More recently, the Central Bureau of Investigation, India’s intelligence agency, has been assigned to investigate a $1-billion (Dh3.67 billion) college admission and government job recruitment scam called Vyapam. Dozens of senior officials have already been incarcerated and nearly 2,000 others questioned. The scandal has also been linked to dozens of suspicious deaths.

We cheat because we can...

Many blame this cavalier attitude to cheating on lack of access to higher education, with top institutes reporting acceptance rates as low as 0.1 per cent. D.S. Rawat, Secretary-General of the Associated Chambers of Commerce and Industry (Assocham), claims Delhi University has raised its admission grade requirements to 100 per cent for some degree programmes. The organisation also found that a prospective student has a one-in-50 chance of securing a place at one of the 18 prestigious Indian Institutes of Technology (IITs).

This leads the rich to bribing their way in and others to cheating to level the playing field. “It is our democratic right!” the BBC quotes one, Pratap Singh, as saying. “Cheating is our birthright.”

Explains Arun Kumar, a professor at Jawaharlal Nehru University’s Centre for Economic Studies and Planning, “Today, there is no need or want to excel among students. They and their parents want degrees at any cost — not education,” he told the Hindustan Times.

Some educators identify flaws in the national education policy implemented in 2010 which coddles underperforming students and doesn’t train them to take tests. “They are used to passing [tests],” Madhukar Yadhav, the headmaster at Balmohan Vidyamandir, told the LA Times last year. “They don’t become accustomed to studying.”

According to Assocham, Indian higher education institutions and IITs lose $6 billion to $7 billion annually as more students opt to study abroad. It found that some 680,000 Indians went overseas last year for further education, up from 290,000 in 2013. “A minuscule number of them choose to return home,” the association says in a statement.

Digital strategy

Many educators are calling for the abolishment of rote-learning, which would eliminate widespread cheating since exams would test students’ grasp of concepts, rather than their memory. Others believe a push toward digitisation will mitigate the situation while also giving more students access to learning.

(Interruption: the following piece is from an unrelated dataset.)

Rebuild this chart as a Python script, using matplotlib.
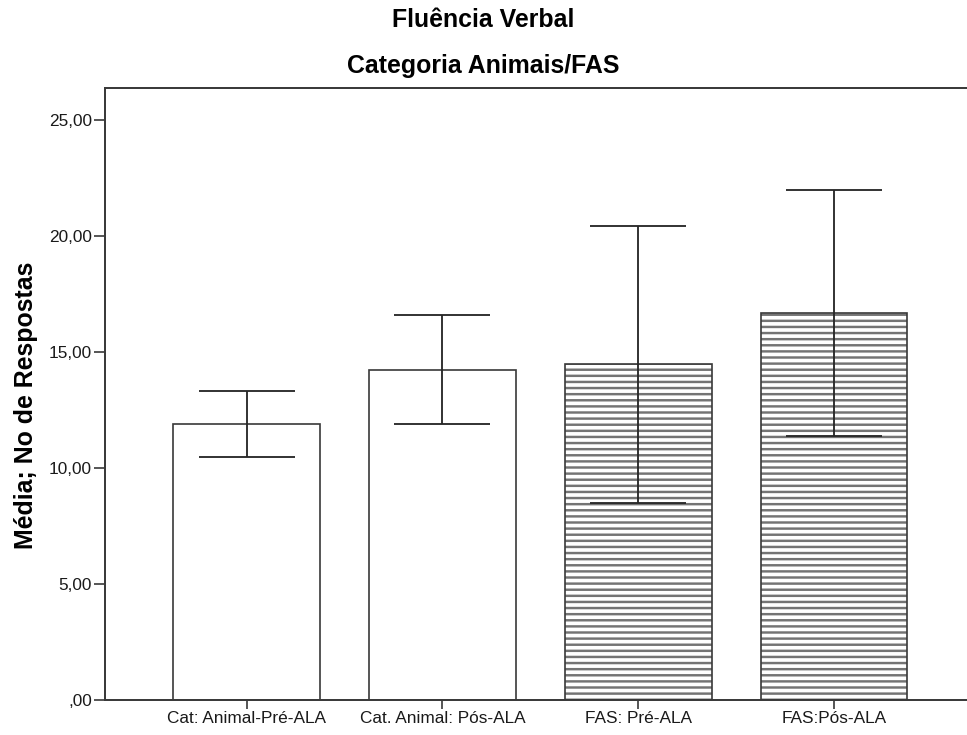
import numpy as np
import matplotlib
matplotlib.use("Agg")
import matplotlib.pyplot as plt
from matplotlib.ticker import FuncFormatter

# Verbal fluency means with confidence interval bounds
categories = ["Cat: Animal-Pré-ALA", "Cat. Animal: Pós-ALA", "FAS: Pré-ALA", "FAS:Pós-ALA"]
means = [11.90, 14.24, 14.48, 16.67]
ci_low = [10.46, 11.88, 8.49, 11.38]
ci_high = [13.32, 16.59, 20.42, 21.97]
hatched = [False, False, True, True]
yticks = [0, 5, 10, 15, 20, 25]

plt.rcParams["font.family"] = ["Liberation Sans", "DejaVu Sans"]
plt.rcParams["hatch.color"] = "#747474"
plt.rcParams["hatch.linewidth"] = 1.6

DPI = 110
fig = plt.figure(figsize=(967 / DPI, 735 / DPI), dpi=DPI)
ax = fig.add_axes([105 / 967, 35 / 735, 870 / 967, 612 / 735])

x = np.arange(len(categories))
edge = "#3a3a3a"
for xi, m, h in zip(x, means, hatched):
    if h:
        # hatch layer first, then a clean black outline on top
        ax.bar(xi, m, width=0.75, color="white", hatch="---", edgecolor="#747474",
               linewidth=0, zorder=2)
    ax.bar(xi, m, width=0.75, facecolor="none", edgecolor=edge, linewidth=1.1, zorder=3)

lower = np.array(means) - np.array(ci_low)
upper = np.array(ci_high) - np.array(means)
ax.errorbar(x, means, yerr=[lower, upper], fmt="none", ecolor="#262626",
            elinewidth=1.2, capsize=31.4, capthick=1.2, zorder=4)

ax.set_xlim(-0.7227, 3.72)
ax.set_ylim(0, 26.38)
ax.set_yticks(yticks)
ax.yaxis.set_major_formatter(FuncFormatter(
    lambda v, p: ",00" if v == 0 else f"{v:.2f}".replace(".", ",")))
ax.set_xticks(x)
ax.set_xticklabels(categories)
ax.tick_params(axis="y", length=7)
ax.tick_params(axis="x", length=6)
ax.tick_params(axis="both", direction="out", width=1.1, color=edge,
               labelsize=11.3, labelcolor="#1a1a1a", pad=1.5)
for s in ax.spines.values():
    s.set_color(edge)
    s.set_linewidth(1.3)

fig.text(0.5, 1 - 20 / 735, "Fluência Verbal", ha="center", va="center",
         fontsize=16.3, fontweight="bold")
fig.text(0.5, 1 - 66 / 735, "Categoria Animais/FAS", ha="center", va="center",
         fontsize=16.3, fontweight="bold")
fig.text(26 / 967, 1 - 405 / 735, "Média; No de Respostas", rotation=90,
         ha="center", va="center", fontsize=16.3, fontweight="bold")

fig.savefig("out.png", dpi=DPI)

Concurrently, this strategy is more congruous with the digital lives millennials lead. Digital is the default in the global economy and exposing students to that will benefit India’s economy.

According to Tata Consultancy Services’ TCS GenY Survey 2014-15, Indian school students are rapidly adapting to digital lifestyles. “Today’s high-school students lead gadget-rich lifestyles, are heavy internet users and active on social media channels to stay well informed [about] current affairs and keep in touch with family and friends,” the recently published study states.

Sugata Mitra, Professor of Educational Technology at the School of Education, Communication and Language Sciences at Newcastle University, is an advocate of this strategy. “Let students use the internet in exams,” he has been quoted as saying while commenting on how to reform India’s education system.

“In doing so, the whole system would have to change. The kind of questions set in exams would have to change. You can’t ask, for example, simple factual questions, because they would be too easy to answer. The questions would have to be framed instead to probe students’ understanding of concepts and principles. Educators would also have to teach differently, just as officials would have to rethink the school curriculum.”

This thinking is in-line with the Modi government’s adoption of Digital India principles, initiated by the previous administration. “[Higher education institutions] must deploy technology to efficiently disseminate academic material to greater number of students, engage [stakeholders] through e-platforms and establish links with research and other academic institutions,” President Pranab Mukherjee said recently.

“Though India’s higher education [system] is the second-largest in the world, the enrolment rate of 20 per cent is not enough to improve future prospects of the youth and harness opportunities in an increasingly knowledge-intensive world.”